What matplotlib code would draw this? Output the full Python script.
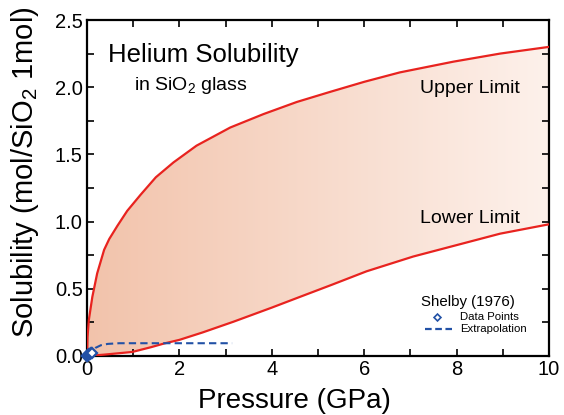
import numpy as np
import matplotlib
matplotlib.use("Agg")
import matplotlib.pyplot as plt
from matplotlib.ticker import MultipleLocator
from matplotlib.colors import LinearSegmentedColormap

plt.rcParams['font.family'] = ['Liberation Sans', 'DejaVu Sans']
plt.rcParams['mathtext.fontset'] = 'custom'
plt.rcParams['mathtext.rm'] = 'Liberation Sans'
plt.rcParams['mathtext.default'] = 'regular'

# upper / lower solubility limits (GPa, mol/SiO2 1mol)
upper_p = [0, 0.01, 0.04, 0.115, 0.22, 0.37, 0.48, 0.66, 0.87, 1.16, 1.49, 1.87, 2.37,
           3.10, 3.82, 4.54, 5.26, 6.0, 6.77, 7.93, 8.94, 10.0]
upper_s = [0, 0.14, 0.27, 0.44, 0.615, 0.79, 0.87, 0.97, 1.08, 1.20, 1.33, 1.44, 1.565,
           1.70, 1.80, 1.89, 1.965, 2.04, 2.11, 2.19, 2.25, 2.30]
lower_p = [0, 0.37, 0.98, 1.38, 1.67, 2.0, 2.5, 3.17, 4.0, 4.61, 5.3, 6.05, 7.06, 8.0, 8.94, 10.0]
lower_s = [0, 0.01, 0.03, 0.065, 0.093, 0.12, 0.175, 0.255, 0.36, 0.44, 0.53, 0.63, 0.74, 0.825, 0.91, 0.98]

# Shelby (1976)
shelby_p = [0.0, 0.01, 0.02, 0.03, 0.05, 0.07, 0.09, 0.115]
shelby_s = [0.0, 0.003, 0.006, 0.01, 0.013, 0.017, 0.02, 0.025]
extrap_p = [0.0, 0.08, 0.18, 0.3, 0.45, 0.7, 1.0, 2.0, 3.14]
extrap_s = [0.0, 0.03, 0.06, 0.08, 0.09, 0.095, 0.095, 0.095, 0.095]

RED = '#e8231f'
BLUE = '#2251a6'

fig = plt.figure(figsize=(5.64, 4.15), dpi=100)
ax = fig.add_axes([0.1543, 0.1422, 0.8191, 0.8096])

# shaded region between limits with a left-to-right fade
cmap = LinearSegmentedColormap.from_list('fade', ['#f2c3ab', '#fdf1eb'])
grad = np.linspace(0, 1, 256).reshape(1, -1)
im = ax.imshow(grad, cmap=cmap, aspect='auto', extent=[0, 10, 0, 2.5], zorder=1)
grid_p = np.union1d(upper_p, lower_p)
up = np.interp(grid_p, upper_p, upper_s)
lo = np.interp(grid_p, lower_p, lower_s)
poly = ax.fill_between(grid_p, lo, up, facecolor='none', edgecolor='none')
im.set_clip_path(poly.get_paths()[0], transform=ax.transData)

ax.plot(upper_p, upper_s, color=RED, lw=1.6, zorder=3, solid_joinstyle='round')
ax.plot(lower_p, lower_s, color=RED, lw=1.6, zorder=3, solid_joinstyle='round')
ax.plot(extrap_p, extrap_s, color=BLUE, lw=1.5, ls=(0, (3.5, 2)), zorder=4)
ax.plot(shelby_p, shelby_s, ls='none', marker='D', ms=5, mfc='white', mec=BLUE, mew=1.6,
        zorder=5, clip_on=False)

ax.set_xlim(0, 10)
ax.set_ylim(0, 2.5)
ax.xaxis.set_major_locator(MultipleLocator(2))
ax.xaxis.set_minor_locator(MultipleLocator(1))
ax.yaxis.set_major_locator(MultipleLocator(0.5))
ax.yaxis.set_minor_locator(MultipleLocator(0.25))
ax.yaxis.set_major_formatter(plt.FuncFormatter(lambda v, _: f"{v:.1f}"))
ax.tick_params(which='both', direction='in', top=True, right=True, width=1.2, labelsize=14.5)
ax.tick_params(which='major', length=5, pad=3)
ax.tick_params(which='minor', length=5)
for s in ax.spines.values():
    s.set_linewidth(1.6)

ax.set_xlabel('Pressure (GPa)', fontsize=20)
ax.set_ylabel('Solubility (mol/SiO$_2$ 1mol)', fontsize=21)
ax.xaxis.set_label_coords(0.449, -0.095)
ax.yaxis.set_label_coords(-0.10, 0.548)

ax.text(0.455, 2.19, 'Helium Solubility', fontsize=18.5, va='baseline', zorder=6)
ax.text(1.02, 1.98, 'in SiO$_2$ glass', fontsize=14, va='baseline', zorder=6)
ax.text(7.21, 1.955, 'Upper Limit', fontsize=14, va='baseline', zorder=6)
ax.text(7.21, 0.99, 'Lower Limit', fontsize=14, va='baseline', zorder=6)

# legend block
ax.text(7.23, 0.37, 'Shelby (1976)', fontsize=10.8, va='baseline')
ax.plot([7.58], [0.292], ls='none', marker='D', ms=3.5, mfc='white', mec=BLUE, mew=1.2)
ax.text(8.07, 0.292, 'Data Points', fontsize=8.2, va='center')
ax.plot([7.32, 7.9], [0.198, 0.198], color=BLUE, lw=1.6, ls=(0, (3, 1.6)))
ax.text(8.07, 0.198, 'Extrapolation', fontsize=8.2, va='center')

fig.savefig('out.png', dpi=100)
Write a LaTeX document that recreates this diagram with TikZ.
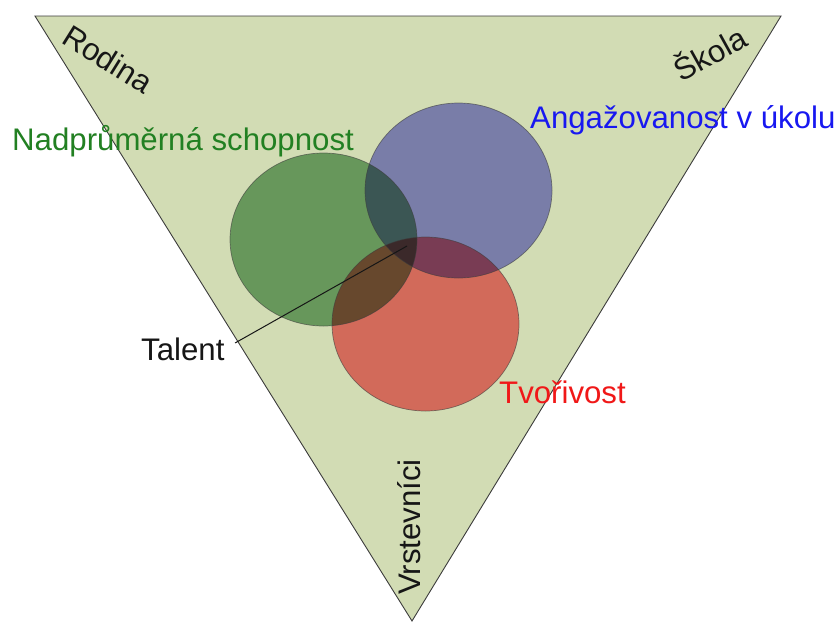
\documentclass[tikz,border=0pt]{standalone}
\usepackage{fontspec}
\setmainfont{Liberation Sans}
\usetikzlibrary{calc}
\definecolor{bgtri}{RGB}{210,220,180}
\definecolor{cgreen}{RGB}{126,176,130}
\definecolor{cblue}{RGB}{148,146,238}
\definecolor{cred}{RGB}{255,123,128}
\definecolor{tgreen}{RGB}{34,128,34}
\definecolor{tblue}{RGB}{24,24,240}
\definecolor{tred}{RGB}{240,24,24}
\definecolor{tdark}{RGB}{22,22,22}
\definecolor{edgec}{RGB}{60,60,60}
\tikzset{
  lbl/.style={inner sep=0pt, font=\fontsize{31.2}{36}\selectfont},
  circ/.style={draw=edgec, draw opacity=0.6, line width=0.7pt},
}
\begin{document}
\begin{tikzpicture}[x=1pt,y=-1pt]
\useasboundingbox (0,0) rectangle (837,624);
\coordinate (tl) at (35,16);
\coordinate (tr) at (781,16);
\coordinate (bt) at (412,621);
\draw[fill=bgtri, draw=edgec, line width=0.9pt, line join=miter] (tl) -- (tr) -- (bt) -- cycle;
\begin{scope}[blend mode=multiply]
  \fill[cgreen] (323.5,239.5) ellipse [x radius=93.5, y radius=86.5];
  \fill[cblue] (458.5,190.5) ellipse [x radius=93.5, y radius=87.5];
  \fill[cred] (425.5,324) ellipse [x radius=93.5, y radius=87];
\end{scope}
\draw[circ] (323.5,239.5) ellipse [x radius=93.5, y radius=86.5];
\draw[circ] (458.5,190.5) ellipse [x radius=93.5, y radius=87.5];
\draw[circ] (425.5,324) ellipse [x radius=93.5, y radius=87];
\node[lbl, text=tdark, rotate=-32] (rodina) at (108,59) {Rodina};
\node[lbl, text=tdark, rotate=29] (skola) at (709,52) {Škola};
\node[lbl, text=tdark, rotate=90, anchor=base] (vrst) at (420,527) {Vrstevníci};
\node[lbl, text=tgreen, anchor=base west] (nadp) at (12,150) {Nadprůměrná schopnost};
\node[lbl, text=tblue, anchor=base west] (anga) at (530,128) {Angažovanost v úkolu};
\node[lbl, text=tred, anchor=base west] (tvor) at (499,403) {Tvořivost};
\node[lbl, text=tdark, anchor=base west] (talent) at (141,360) {Talent};
\coordinate (tc) at (407,246);
\draw[tdark, line width=1pt, shorten <=12pt] (talent.east) -- (tc);
\end{tikzpicture}
\end{document}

== == ==

# REQUIREMENT
Go through the listing above and pull out each line containing the word "matplotlib".

# PROBLEM SOLUTION
What matplotlib code would draw this? Output the full Python script.
import matplotlib
matplotlib.use("Agg")
import matplotlib.pyplot as plt
from matplotlib.ticker import MultipleLocator
from matplotlib.colors import LinearSegmentedColormap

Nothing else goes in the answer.